Required work ▸
Word for word, give the material below again, minus any images.

Recorded data ▸
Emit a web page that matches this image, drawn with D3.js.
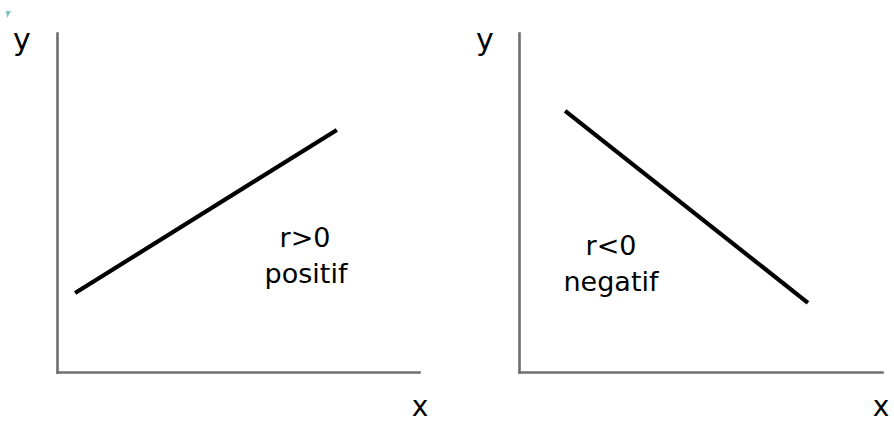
<!DOCTYPE html>
<html>
<head>
<meta charset="utf-8">
<script src="https://cdn.jsdelivr.net/npm/d3@7"></script>
<style>
  html, body { margin: 0; padding: 0; background: #fff; }
  svg { display: block; }
  text { font-family: "DejaVu Sans", Verdana, sans-serif; fill: #000; }
</style>
</head>
<body>
<svg id="chart" width="894" height="423"></svg>
<script>
// Data (domain units 0..100 on each panel)
const panels = ["positive", "negative"];
const positiveX = [5, 77.3];
const positiveY = [23.3, 71.4];
const negativeX = [12.7, 79.6];
const negativeY = [77, 20.4];
const labelsTop = ["r>0", "r<0"];
const labelsBottom = ["positif", "negatif"];
const axisLabelX = "x";
const axisLabelY = "y";

const svg = d3.select("#chart");

// small mark at top-left corner of the original
svg.append("path")
  .attr("d", "M6,11 L11,11 L7,18 Z")
  .attr("fill", "#7fc4c4");

const layouts = [
  { x0: 57, x1: 419, y0: 372, y1: 33, xs: positiveX, ys: positiveY,
    ylab: [22, 50], xlab: [420, 416], lab: [305, 247, 306, 283] },
  { x0: 519, x1: 882, y0: 372, y1: 33, xs: negativeX, ys: negativeY,
    ylab: [485, 50], xlab: [881, 416], lab: [611, 255, 611, 291] }
];

layouts.forEach((L, i) => {
  const x = d3.scaleLinear().domain([0, 100]).range([L.x0, L.x1]);
  const y = d3.scaleLinear().domain([0, 100]).range([L.y0, L.y1]);

  const gx = svg.append("g").attr("transform", `translate(0,${L.y0})`)
    .call(d3.axisBottom(x).ticks(0).tickSize(0).tickSizeOuter(0));
  const gy = svg.append("g").attr("transform", `translate(${L.x0},0)`)
    .call(d3.axisLeft(y).ticks(0).tickSize(0).tickSizeOuter(0));
  [gx, gy].forEach(g => {
    g.selectAll("text").remove();
    g.select(".domain").attr("stroke", "#6e6e6e").attr("stroke-width", 2.6)
      .attr("stroke-linecap", "square");
  });

  const pts = L.xs.map((v, k) => [v, L.ys[k]]);
  svg.append("path")
    .datum(pts)
    .attr("fill", "none")
    .attr("stroke", "#000")
    .attr("stroke-width", 4.2)
    .attr("d", d3.line().x(d => x(d[0])).y(d => y(d[1])));

  svg.append("text").attr("x", L.ylab[0]).attr("y", L.ylab[1])
    .attr("text-anchor", "middle").attr("font-size", 30).text(axisLabelY);
  svg.append("text").attr("x", L.xlab[0]).attr("y", L.xlab[1])
    .attr("text-anchor", "middle").attr("font-size", 28).text(axisLabelX);

  svg.append("text").attr("x", L.lab[0]).attr("y", L.lab[1])
    .attr("text-anchor", "middle").attr("font-size", 27).text(labelsTop[i]);
  svg.append("text").attr("x", L.lab[2]).attr("y", L.lab[3])
    .attr("text-anchor", "middle").attr("font-size", 27).text(labelsBottom[i]);
});
</script>
</body>
</html>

Correct answer ▸
Emit a web page that matches this image, drawn with D3.js.
<!DOCTYPE html>
<html>
<head>
<meta charset="utf-8">
<script src="https://cdn.jsdelivr.net/npm/d3@7"></script>
<style>
  html, body { margin: 0; padding: 0; background: #fff; }
  svg { display: block; }
  text { font-family: "DejaVu Sans", Verdana, sans-serif; fill: #000; }
</style>
</head>
<body>
<svg id="chart" width="894" height="423"></svg>
<script>
// Data (domain units 0..100 on each panel)
const panels = ["positive", "negative"];
const positiveX = [5, 77.3];
const positiveY = [23.3, 71.4];
const negativeX = [12.7, 79.6];
const negativeY = [77, 20.4];
const labelsTop = ["r>0", "r<0"];
const labelsBottom = ["positif", "negatif"];
const axisLabelX = "x";
const axisLabelY = "y";

const svg = d3.select("#chart");

// small mark at top-left corner of the original
svg.append("path")
  .attr("d", "M6,11 L11,11 L7,18 Z")
  .attr("fill", "#7fc4c4");

const layouts = [
  { x0: 57, x1: 419, y0: 372, y1: 33, xs: positiveX, ys: positiveY,
    ylab: [22, 50], xlab: [420, 416], lab: [305, 247, 306, 283] },
  { x0: 519, x1: 882, y0: 372, y1: 33, xs: negativeX, ys: negativeY,
    ylab: [485, 50], xlab: [881, 416], lab: [611, 255, 611, 291] }
];

layouts.forEach((L, i) => {
  const x = d3.scaleLinear().domain([0, 100]).range([L.x0, L.x1]);
  const y = d3.scaleLinear().domain([0, 100]).range([L.y0, L.y1]);

  const gx = svg.append("g").attr("transform", `translate(0,${L.y0})`)
    .call(d3.axisBottom(x).ticks(0).tickSize(0).tickSizeOuter(0));
  const gy = svg.append("g").attr("transform", `translate(${L.x0},0)`)
    .call(d3.axisLeft(y).ticks(0).tickSize(0).tickSizeOuter(0));
  [gx, gy].forEach(g => {
    g.selectAll("text").remove();
    g.select(".domain").attr("stroke", "#6e6e6e").attr("stroke-width", 2.6)
      .attr("stroke-linecap", "square");
  });

  const pts = L.xs.map((v, k) => [v, L.ys[k]]);
  svg.append("path")
    .datum(pts)
    .attr("fill", "none")
    .attr("stroke", "#000")
    .attr("stroke-width", 4.2)
    .attr("d", d3.line().x(d => x(d[0])).y(d => y(d[1])));

  svg.append("text").attr("x", L.ylab[0]).attr("y", L.ylab[1])
    .attr("text-anchor", "middle").attr("font-size", 30).text(axisLabelY);
  svg.append("text").attr("x", L.xlab[0]).attr("y", L.xlab[1])
    .attr("text-anchor", "middle").attr("font-size", 28).text(axisLabelX);

  svg.append("text").attr("x", L.lab[0]).attr("y", L.lab[1])
    .attr("text-anchor", "middle").attr("font-size", 27).text(labelsTop[i]);
  svg.append("text").attr("x", L.lab[2]).attr("y", L.lab[3])
    .attr("text-anchor", "middle").attr("font-size", 27).text(labelsBottom[i]);
});
</script>
</body>
</html>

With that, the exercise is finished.